Chadwick v Continental Tyre Group – Case Summary

Chadwick v Continental Tyre Group Ltd

Court of Session (Scotland)

Citations: [2008] CSOH 24.

Facts

The defendant was a tyre supplier. The claimant was a consumer who sued the defendant under the Consumer Protection Act 1987. The rear tyres of a car had failed while he was a passenger in the vehicle. The failure had caused the tires to become rigid, at which point the treads of the wheels had detached from the car.

The defendant claimed the tyres were not defective: the cause of the accident was an unauthorised third-party conversion job which had overloaded the back tyres (which were also under-inflated).
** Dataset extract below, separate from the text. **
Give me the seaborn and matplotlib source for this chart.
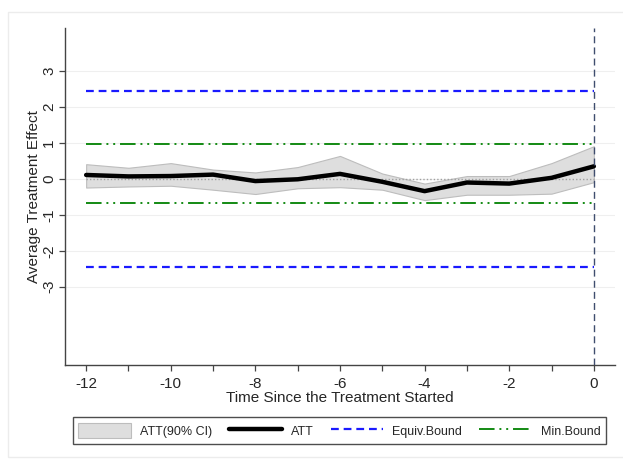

The claimant responded that the conversion was a normal or foreseeable use of the tyres, and so a consumer was entitled to expect that the tyres would be safe for such use. As such, the tyres were still defective. Alternatively, the claimant argued that there was a manufacturing defect in the tyre which had caused the accident. The defendant challenged the relevancy of the action.

Issue(s)
  1. Should the claimant be permitted to pursue both lines of argument at trial?
Decision

The Court held in favour of the claimant, holding that he was entitled to adduce evidence of a manufacturing defect at trial. However, they did not think the claim that the tyre was defective because it was misused could succeed.

This Case is Authority For…

The fact that the product is unsafe when put to a reasonably foreseeable use is relevant to whether it is defective. However, the safety of the product when misused is not normally relevant, even if misuse is foreseeable. The public generally have no legitimate expectation that a product with withstand unspecified misuse for an unspecified period.